_TO BE DONE_: Find every line in the records below that contains the word "matplotlib", and copy each such line.

Start

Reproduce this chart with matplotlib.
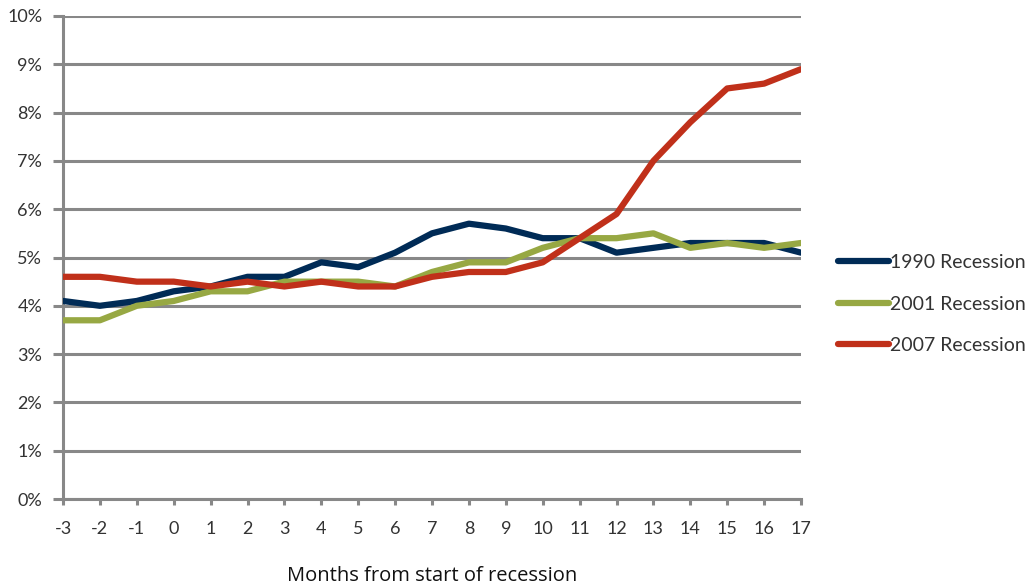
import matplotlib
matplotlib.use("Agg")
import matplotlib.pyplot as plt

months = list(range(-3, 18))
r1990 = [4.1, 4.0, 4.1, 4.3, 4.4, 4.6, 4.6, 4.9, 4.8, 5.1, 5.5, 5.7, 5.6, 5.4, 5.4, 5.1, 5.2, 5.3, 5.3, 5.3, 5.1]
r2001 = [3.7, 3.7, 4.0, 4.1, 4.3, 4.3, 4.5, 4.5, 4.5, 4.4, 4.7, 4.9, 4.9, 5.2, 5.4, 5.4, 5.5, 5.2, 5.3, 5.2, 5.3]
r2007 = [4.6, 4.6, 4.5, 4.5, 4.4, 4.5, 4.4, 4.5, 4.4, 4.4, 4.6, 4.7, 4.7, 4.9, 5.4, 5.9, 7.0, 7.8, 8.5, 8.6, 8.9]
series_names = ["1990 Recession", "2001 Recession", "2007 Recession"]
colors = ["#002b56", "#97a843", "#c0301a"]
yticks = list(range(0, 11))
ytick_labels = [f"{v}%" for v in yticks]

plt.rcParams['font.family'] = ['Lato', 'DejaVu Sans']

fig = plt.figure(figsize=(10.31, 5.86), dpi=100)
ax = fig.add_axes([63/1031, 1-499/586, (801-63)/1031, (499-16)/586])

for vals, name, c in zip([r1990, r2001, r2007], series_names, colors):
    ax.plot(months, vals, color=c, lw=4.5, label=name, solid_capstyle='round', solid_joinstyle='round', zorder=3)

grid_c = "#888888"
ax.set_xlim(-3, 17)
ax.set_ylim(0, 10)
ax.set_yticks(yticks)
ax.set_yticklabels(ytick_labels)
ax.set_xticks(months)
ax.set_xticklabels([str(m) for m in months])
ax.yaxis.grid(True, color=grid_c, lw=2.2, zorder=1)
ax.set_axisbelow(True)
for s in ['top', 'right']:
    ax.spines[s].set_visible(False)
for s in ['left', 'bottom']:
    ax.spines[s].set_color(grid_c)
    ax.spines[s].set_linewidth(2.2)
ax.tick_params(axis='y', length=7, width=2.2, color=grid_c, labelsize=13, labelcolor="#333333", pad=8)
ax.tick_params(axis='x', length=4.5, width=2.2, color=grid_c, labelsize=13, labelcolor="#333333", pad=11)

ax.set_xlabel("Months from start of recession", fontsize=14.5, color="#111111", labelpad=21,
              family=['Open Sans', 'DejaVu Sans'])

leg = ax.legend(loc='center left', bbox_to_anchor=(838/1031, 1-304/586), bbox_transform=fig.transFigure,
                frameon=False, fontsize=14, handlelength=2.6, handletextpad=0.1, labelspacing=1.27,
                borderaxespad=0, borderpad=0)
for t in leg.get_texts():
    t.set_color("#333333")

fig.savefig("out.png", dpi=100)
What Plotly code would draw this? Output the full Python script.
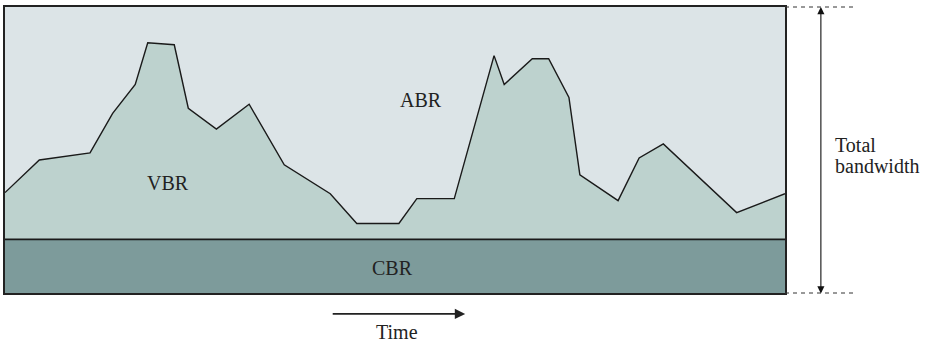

End

_SOLUTION TO THE PROBLEM_:
Reproduce this chart with matplotlib.
import matplotlib
matplotlib.use("Agg")
import matplotlib.pyplot as plt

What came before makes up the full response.